Separately, these finical perks are enough to win a new car owner over. Combine these benefits, and that’s likely a few thousand you’ve saved — just by establishing an LLC in Montana and registering your car under it.
Is Out-of-State Montana Car Registration Legal?
As we mentioned earlier, these advantages might seem too good to be true. However, there is no legitimate law that states out-of-state car registration is an illegal practice.
According to Montana state law, falsifying your address or other personal information in the process of purchasing and registering a vehicle is illegal, and could result in fines of up to $10,000, or even prison.
However, opening an LLC in Montana, purchasing a vehicle through that LLC, obtaining a Montana license plate, and driving that vehicle elsewhere is not considered a punishable offense. While you may encounter a few begrudged individuals here and there, none of the preceding actions are considered illegal.
It’s important to additionally note that Montana legislators previously tried to outlaw this practice back in 2017, but the bill never passed after local vehicle dealerships voiced their disapproval.
Since then, the state government has taken no further action, but it would be wise to stay on top of changing local laws and keep in touch with a licensed professional so they can ensure you won’t be at any risk.
How to Register Your Car In Montana
While we made the process sound relatively easy at the beginning of this article, there are some additional registration details you should understand. Once you’ve created an LLC, you’ll need to obtain the certificate of origin from the car manufacturer or the title from the private dealer. Then, ensure the exact name of your LLC is listed as the buyer of the car.
In most cases, it’s easier to set up your LLC before purchasing your desired vehicle. However, if you have already purchased the car before opening the LLC, you will need to establish a chain of ownership, which means transferring ownership from your personal name to the LLC.
For those who fall into the latter category, you will need to fill out a bill of sales and have it notarized. Upon signing the bill, the buyer section should be completed just as you would a title application. Then, sign your name as the acting manager of your Montana LLC. Note that each required document must be the original, with the exception of your LLC paperwork, which can be a copy.
Once you’ve completed your car registration packet — which should include your Montana LLC registration paper, chain of ownership paperwork, method of payment, and your Montana title application—you can then submit the files to the DMV, whereupon your application and registration will be approved, and you’ll receive your Montana license plate in no time.
Consult With a Licensed Professional
Whether or not you’ve encountered areas where you might be confused or uncertain, you should consult your legal needs with a licensed attorney.
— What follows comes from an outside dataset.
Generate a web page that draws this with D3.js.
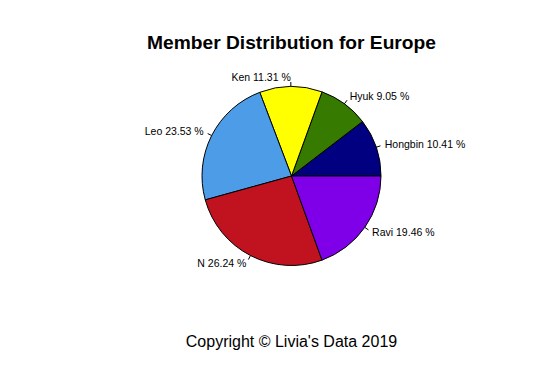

Especially since not all lawmakers are keen on the out-of-state car registration strategy, having an expert at your side can prove to be advantageous.
Plus, in the case that an insurance company tries to refuse any claims you’ve made on your Montana-registered vehicle, having the protection of a legal professional can prevent you from landing into any legal trouble — though the chances of this happening are considerably low.
That being said, once you’ve received your Montana license and registration, you can finally say goodbye to those pesky titles, registration, and inspection fees with zero burdens of sale tax.